I don’t like Alex Rodriguez. Let’s just get that out of the way. But I can’t help but feel he is getting a raw deal with this latest suspension. The owners and the players association have clearly written rules on how to handle suspensions.
A first time suspension should be about 50 games. I understand there is evidence that Rodriguez has used multiple times, but so had Ryan Braun. Remember him? The MVP winner who vehemently denied the accuracy of a failed test, and even went as far as to accuse the tester of being anti-Semitic? Well he was caught again and accepted the suspension this time. That one was for just 65 games.

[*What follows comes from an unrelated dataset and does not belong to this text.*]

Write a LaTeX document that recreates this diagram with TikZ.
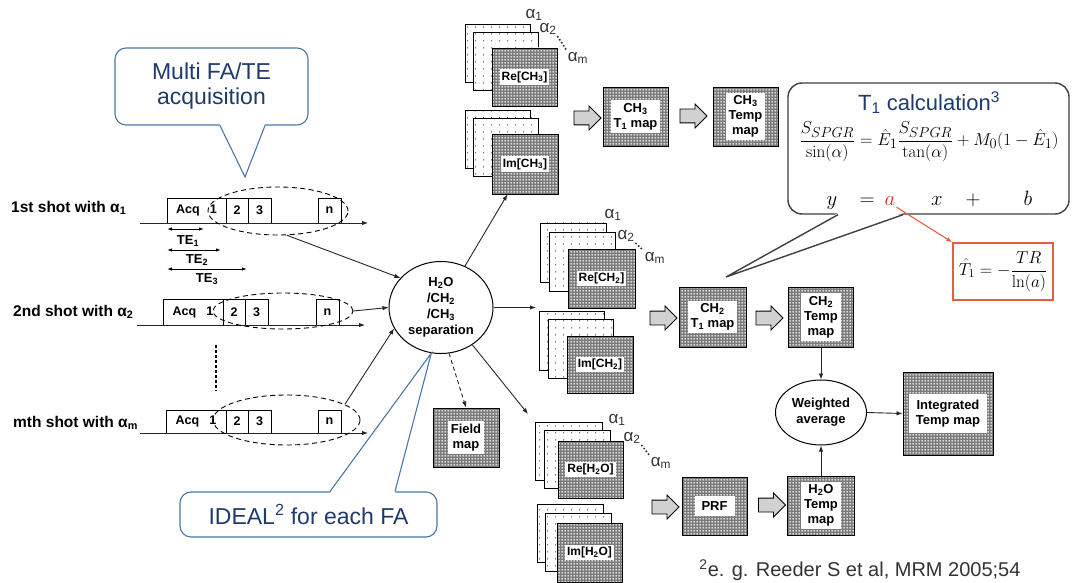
\documentclass[tikz,border=0pt]{standalone}
\usepackage[no-math]{fontspec}
\setmainfont{Liberation Sans}
\usetikzlibrary{arrows.meta,patterns,shapes.geometric,shapes.arrows}

\definecolor{calloutblue}{HTML}{4A76A8}
\definecolor{callouttext}{HTML}{1F3B6B}
\definecolor{formred}{HTML}{E02A20}
\definecolor{boxred}{HTML}{E2603F}

% dense mesh for the map boxes, sparse dots for the image sheets
\pgfdeclarepatternformonly{meshdots}{\pgfqpoint{0pt}{0pt}}{\pgfqpoint{3pt}{3pt}}{\pgfqpoint{3pt}{3pt}}{\pgfpathcircle{\pgfqpoint{1.5pt}{1.5pt}}{1.05pt}\pgfusepath{fill}}
\pgfdeclarepatternformonly{sparsedots}{\pgfqpoint{0pt}{0pt}}{\pgfqpoint{8pt}{7pt}}{\pgfqpoint{8pt}{7pt}}{\pgfpathcircle{\pgfqpoint{4pt}{3.5pt}}{0.7pt}\pgfusepath{fill}}

\tikzset{
  arr/.style={-{Latex[length=6pt,width=4.5pt]}, line width=0.9pt, black!85},
  dimarr/.style={{Latex[length=5pt,width=3.5pt]}-{Latex[length=5pt,width=3.5pt]}, line width=0.9pt},
  lbl/.style={font=\fontsize{15.5}{17}\selectfont\bfseries, inner sep=0pt},
  telbl/.style={font=\fontsize{13}{15}\selectfont\bfseries, inner sep=0pt},
  tbox/.style={draw, line width=0.9pt, minimum height=25pt, inner sep=0pt, font=\fontsize{12.5}{14}\selectfont\bfseries},
  echo/.style={ellipse, draw, line width=0.9pt, dash pattern=on 5pt off 3.5pt, inner sep=0pt},
  sepnode/.style={ellipse, draw, line width=1pt, fill=white, minimum width=104pt, minimum height=92pt, inner sep=0pt, align=center, font=\fontsize{13}{16}\selectfont\bfseries},
  sheet/.style={draw, line width=0.8pt, preaction={fill=white}, pattern=sparsedots, pattern color=black!85},
  mapbox/.style={draw, line width=0.9pt, preaction={fill=black!52}, pattern=meshdots, pattern color=white, minimum width=65pt, minimum height=59pt, inner sep=0pt},
  maptxt/.style={fill=white, inner sep=3pt, align=center, font=\fontsize{13}{15}\selectfont\bfseries},
  stacktxt/.style={fill=white, inner sep=2pt, font=\fontsize{12}{14}\selectfont\bfseries},
  alph/.style={font=\fontsize{17}{17}\selectfont, text=black!80, inner sep=0pt},
  alphdots/.style={line width=2.2pt, dash pattern=on 0pt off 3.6pt, line cap=round, black!80, shorten <=2pt, shorten >=2pt},
  barrow/.style={single arrow, draw, line width=0.8pt, fill=black!18, minimum height=27pt, minimum width=23pt, inner xsep=0pt, inner ysep=6.5pt, single arrow head extend=5pt},
  wavgnode/.style={ellipse, draw, line width=1pt, minimum width=91pt, minimum height=65pt, inner sep=0pt, align=center, font=\fontsize{13}{16}\selectfont\bfseries},
  callout/.style={draw=calloutblue, line width=1.1pt, rounded corners=11pt, fill=white, text=callouttext, align=center, font=\fontsize{23}{25}\selectfont, inner sep=0pt},
  calloutline/.style={draw=calloutblue, line width=1.1pt},
  t1call/.style={draw=black!75, line width=1.4pt, rounded corners=14pt, fill=white, inner sep=0pt},
  t1line/.style={draw=black!75, line width=1.4pt},
  eqsym/.style={font=\fontsize{22}{24}\selectfont, inner sep=1pt, anchor=base},
  t1hatbox/.style={draw=boxred, line width=1.4pt, fill=white, font=\fontsize{17}{19}\selectfont, inner sep=0pt},
  redarr/.style={-{Latex[length=6pt,width=4.5pt]}, draw=boxred, line width=1.1pt},
}

\begin{document}
\begin{tikzpicture}[x=1pt,y=-1pt]
  \useasboundingbox (0,0) rectangle (1072,583);

  % callout over the acquisition
  \node[callout, minimum width=193pt, minimum height=77pt] (multi) at (211.5,86.5) {Multi FA/TE\\acquisition};
  \coordinate (multitip) at (245,177);
  \fill[white] ([xshift=8.5pt,yshift=1.5pt]multi.south) -- (multitip) -- ([xshift=53.5pt,yshift=1.5pt]multi.south) -- cycle;
  \draw[calloutline] ([xshift=8.5pt]multi.south) -- (multitip) -- ([xshift=53.5pt]multi.south);

  % 1st shot
  \node[lbl, anchor=west] (shot1) at (11,208) {1st shot with α\textsubscript{1}};
  \node[tbox, minimum width=59pt] (acq1) at (196.5,210.5) {Acq\hspace{10pt}1};
  \node[tbox, minimum width=22pt] (b12) at (237,210.5) {2};
  \node[tbox, minimum width=23pt] (b13) at (259.5,210.5) {3};
  \node[tbox, minimum width=23pt] (b1n) at (329.5,210.5) {n};
  \coordinate (t1a) at (140,223);
  \coordinate (t1b) at (368,223);
  \draw[arr] (t1a) -- (t1b);
  \node[echo, minimum width=140pt, minimum height=48pt] (e1) at (278,211) {};

  \coordinate (te1a) at (167,229); \coordinate (te1b) at (204,229);
  \coordinate (te2a) at (167,250); \coordinate (te2b) at (221,250);
  \coordinate (te3a) at (167,269); \coordinate (te3b) at (247,269);
  \draw[dimarr] (te1a) -- (te1b);
  \draw[dimarr] (te2a) -- (te2b);
  \draw[dimarr] (te3a) -- (te3b);
  \node[telbl] (te1) at (188,241) {TE\textsubscript{1}};
  \node[telbl] (te2) at (197,260) {TE\textsubscript{2}};
  \node[telbl] (te3) at (207,279) {TE\textsubscript{3}};

  % 2nd shot
  \node[lbl, anchor=west] (shot2) at (13,312) {2nd shot with α\textsubscript{2}};
  \node[tbox, minimum width=60pt, minimum height=26pt] (acq2) at (193,312) {Acq\hspace{10pt}1};
  \node[tbox, minimum width=22pt, minimum height=26pt] (b22) at (234,312) {2};
  \node[tbox, minimum width=23pt, minimum height=26pt] (b23) at (256.5,312) {3};
  \node[tbox, minimum width=23pt, minimum height=26pt] (b2n) at (327.5,312) {n};
  \coordinate (t2a) at (137,325);
  \coordinate (t2b) at (365,325);
  \draw[arr] (t2a) -- (t2b);
  \node[echo, minimum width=140pt, minimum height=36pt] (e2) at (283,311) {};

  \draw[line width=2.5pt, dash pattern=on 2.5pt off 2.5pt] (216,345) -- (216,391);

  % mth shot
  \node[lbl, anchor=west] (shotm) at (13,423) {mth shot with α\textsubscript{m}};
  \node[tbox, minimum width=60pt, minimum height=23pt] (acqm) at (196,421.5) {Acq\hspace{10pt}1};
  \node[tbox, minimum width=22pt, minimum height=23pt] (bm2) at (237,421.5) {2};
  \node[tbox, minimum width=23pt, minimum height=23pt] (bm3) at (259.5,421.5) {3};
  \node[tbox, minimum width=23pt, minimum height=23pt] (bmn) at (329.5,421.5) {n};
  \coordinate (tma) at (140,433);
  \coordinate (tmb) at (368,433);
  \draw[arr] (tma) -- (tmb);
  \node[echo, minimum width=147pt, minimum height=50pt] (em) at (286.5,420) {};

  % separation
  \node[sepnode] (sep) at (441,307.5) {H\textsubscript{2}O\\/CH\textsubscript{2}\\/CH\textsubscript{3}\\separation};
  \draw[arr] (e1.-70) -- (sep.144);
  \draw[arr] (e2.east) -- (sep.west);
  \draw[arr] (em.15) -- (sep.204);

  % CH3 images
  \draw[sheet] (465,24) rectangle (530,82);
  \draw[sheet] (473,32) rectangle (538,90);
  \node[mapbox, minimum height=58pt] (rech3) at (524.5,77) {};
  \node[stacktxt] (rech3txt) at (rech3) {Re[CH\textsubscript{3}]};
  \draw[sheet] (465,110) rectangle (530,168);
  \draw[sheet] (473,118) rectangle (538,176);
  \node[mapbox, minimum width=66pt, minimum height=60pt] (imch3) at (525,164) {};
  \node[stacktxt] (imch3txt) at (imch3) {Im[CH\textsubscript{3}]};
  \node[alph] (ch3a1) at (534,15) {α\textsubscript{1}};
  \node[alph] (ch3a2) at (548,29) {α\textsubscript{2}};
  \node[alph] (ch3am) at (578,58) {α\textsubscript{m}};
  \draw[alphdots] (ch3a2.south east) -- (ch3am.north west);

  % CH2 images
  \draw[sheet] (540,223) rectangle (606,282);
  \draw[sheet] (549,232) rectangle (615,291);
  \node[mapbox, minimum width=67pt] (rech2) at (601.5,278.5) {};
  \node[stacktxt] (rech2txt) at (rech2) {Re[CH\textsubscript{2}]};
  \draw[sheet] (539,311) rectangle (604,370);
  \draw[sheet] (548,319) rectangle (613,378);
  \node[mapbox, minimum width=66pt, minimum height=57pt] (imch2) at (600,364.5) {};
  \node[stacktxt] (imch2txt) at (imch2) {Im[CH\textsubscript{2}]};
  \node[alph] (ch2a1) at (613,215) {α\textsubscript{1}};
  \node[alph] (ch2a2) at (626,236) {α\textsubscript{2}};
  \node[alph] (ch2am) at (655,258) {α\textsubscript{m}};
  \draw[alphdots] (ch2a2.south east) -- (ch2am.north west);

  % H2O images
  \draw[sheet] (535,422) rectangle (602,480);
  \draw[sheet] (544,430) rectangle (610,488);
  \node[mapbox, minimum height=57pt] (reh2o) at (590.5,469.5) {};
  \node[stacktxt] (reh2otxt) at (reh2o) {Re[H\textsubscript{2}O]};
  \draw[sheet] (537,504) rectangle (603,562);
  \draw[sheet] (545,513) rectangle (611,571);
  \node[mapbox] (imh2o) at (589.5,552.5) {};
  \node[stacktxt] (imh2otxt) at (imh2o) {Im[H\textsubscript{2}O]};
  \node[alph] (h2oa1) at (617,420) {α\textsubscript{1}};
  \node[alph] (h2oa2) at (632,438) {α\textsubscript{2}};
  \node[alph] (h2oam) at (661,463) {α\textsubscript{m}};
  \draw[alphdots] (h2oa2.south east) -- (h2oam.north west);

  % field map
  \node[mapbox, minimum width=66pt] (field) at (466,437.5) {};
  \node[maptxt] (fieldtxt) at (field) {Field\\map};

  \coordinate (ch2in) at (536,307.5);
  \coordinate (h2oin) at (528,414);
  \draw[arr] (sep.60) -- (imch3.-120);
  \draw[arr] (sep.east) -- (ch2in);
  \draw[arr, dash pattern=on 4pt off 3pt] (sep.-80) -- (field.north);
  \draw[arr] (sep.-50) -- (h2oin);

  % maps
  \node[barrow] (ba1) at (584,118) {};
  \node[mapbox] (ch3t1) at (635.5,116.5) {};
  \node[maptxt] (ch3t1txt) at (ch3t1) {CH\textsubscript{3}\\T\textsubscript{1} map};
  \node[barrow] (ba2) at (690,116) {};
  \node[mapbox] (ch3temp) at (745.5,116.5) {};
  \node[maptxt] (ch3temptxt) at (ch3temp) {CH\textsubscript{3}\\Temp\\map};

  \node[barrow] (ba3) at (660,318) {};
  \node[mapbox, minimum width=67pt, minimum height=60pt] (ch2t1) at (712.5,317) {};
  \node[maptxt] (ch2t1txt) at (ch2t1) {CH\textsubscript{2}\\T\textsubscript{1} map};
  \node[barrow] (ba4) at (766,318) {};
  \node[mapbox, minimum height=60pt] (ch2temp) at (821,317) {};
  \node[maptxt] (ch2temptxt) at (ch2temp) {CH\textsubscript{2}\\Temp\\map};

  \node[barrow] (ba5) at (662,507) {};
  \node[mapbox, minimum height=58pt] (prf) at (714.5,506) {};
  \node[maptxt, inner xsep=7pt, inner ysep=6pt] (prftxt) at (prf) {PRF};
  \node[barrow] (ba6) at (768.5,505) {};
  \node[mapbox, minimum width=67pt] (h2otemp) at (821,505.5) {};
  \node[maptxt] (h2otemptxt) at (h2otemp) {H\textsubscript{2}O\\Temp\\map};

  \node[wavgnode] (wavg) at (821,412.5) {Weighted\\average};
  \node[mapbox, minimum width=90pt, minimum height=83pt] (integ) at (948,413.5) {};
  \node[maptxt, inner xsep=7pt, inner ysep=6pt] (integtxt) at (integ) {Integrated\\Temp map};
  \draw[arr] (ch2temp.south) -- (wavg.north);
  \draw[arr] (h2otemp.north) -- (wavg.south);
  \draw[arr] (wavg.east) -- (integ.west);

  % T1 calculation callout
  \node[t1call, minimum width=281pt, minimum height=131pt] (t1box) at (928.5,148.5) {};
  \coordinate (t1tip) at (726,277);
  \fill[white] ([xshift=-90.5pt,yshift=1.5pt]t1box.south) -- (t1tip) -- ([xshift=-25.5pt,yshift=1.5pt]t1box.south) -- cycle;
  \draw[t1line] ([xshift=-90.5pt]t1box.south) -- (t1tip) -- ([xshift=-25.5pt]t1box.south);
  \node[text=callouttext, font=\fontsize{22}{24}\selectfont, inner sep=1pt] (t1title) at (929,103) {T\textsubscript{1} calculation\textsuperscript{3}};
  \node[font=\fontsize{19}{21}\selectfont, inner sep=1pt] (t1eq) at (929,142) {$\displaystyle \frac{S_{SPGR}}{\sin(\alpha)} = \hat{E}_1\frac{S_{SPGR}}{\tan(\alpha)} + M_0\bigl(1-\hat{E}_1\bigr)$};
  \node[eqsym] (ly) at (832,206) {$y$};
  \node[eqsym] (leq) at (867,206) {$=$};
  \node[eqsym] (la) at (890,206) {$\color{formred}a$};
  \node[eqsym] (lx) at (937,206) {$x$};
  \node[eqsym] (lplus) at (973,206) {$+$};
  \node[eqsym] (lb) at (1028,206) {$b$};

  \node[t1hatbox, minimum width=100pt, minimum height=57pt] (t1hat) at (1003,271.5) {$\displaystyle \hat{T}_1 = -\frac{TR}{\ln(a)}$};
  \draw[redarr] (la.south east) -- (t1hat.north west);

  % IDEAL callout
  \node[callout, minimum width=257pt, minimum height=45pt] (ideal) at (308.5,514.5) {IDEAL\textsuperscript{2} for each FA};
  \fill[white] ([xshift=21.5pt,yshift=-1.5pt]ideal.north) -- (sep.-102) -- ([xshift=86.5pt,yshift=-1.5pt]ideal.north) -- cycle;
  \draw[calloutline] ([xshift=21.5pt]ideal.north) -- (sep.-102) -- ([xshift=86.5pt]ideal.north);

  \node[font=\fontsize{20}{22}\selectfont, text=black!80] (cite) at (860,570) {\textsuperscript{2}e. g. Reeder S et al, MRM 2005;54};
\end{tikzpicture}
\end{document}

I get it. No one likes Rodriguez. The players union would rather get rid of him than appeal the suspension. That’s saying something. Any suspension MLB hands out sets a precedent. The players (let’s be honest, there are probably several more cheaters than A-Rod) dislike Rodriguez so much that they are ok with letting that precedent stand.
But there does not seem to be any ground for this suspension. Instead this is reminiscent of how Roger Goodell handled suspensions when he first became commissioner of the NFL. Goodell was highly criticized for just making up suspensions for players. He chose to suspend corner Adam Jones for an entire season without outlining specific reasons. Unsurprisingly suspensions have not been consistent during Goodell’s tenure. Instances with Ben Roethlisberger, Braylon Edwards, Donte Stallworth, and Aqib Talib come to mind amongst others. Goodell is arguably the least popular commissioner in sports (granted Gary Bettman could surely give him a run for his money).
Then there is the NCAA that doesn’t seem to have a rhyme or reason to their decisions. Johnny Manziel gets suspended for half a game (a pretty meaningless game too), while Terrelle Pryor’s career at Ohio State essentially ended for doing the same thing. Again this is just one of many examples.
Personally I’m happy Rodriguez will be suspended for the season. He has continued to cheat and shown no remorse for his actions. He has been accused of other moves that can nicely be classified as “bad sportsmanship.” And he has basically been viewed as a villain by other members of the league.
But there is collective bargaining for a reason. There are guidelines to suspensions for a reason. There were a ton of people accused of cheating, and none of them have been given a suspension of the same length as Rodriguez. Unless I’m mistaken there is not a clause about a player’s likability.
So again, you won’t find me outside the commissioners office protesting the decision, but it’s hard not to think Rodriguez has been given the short end of the stick.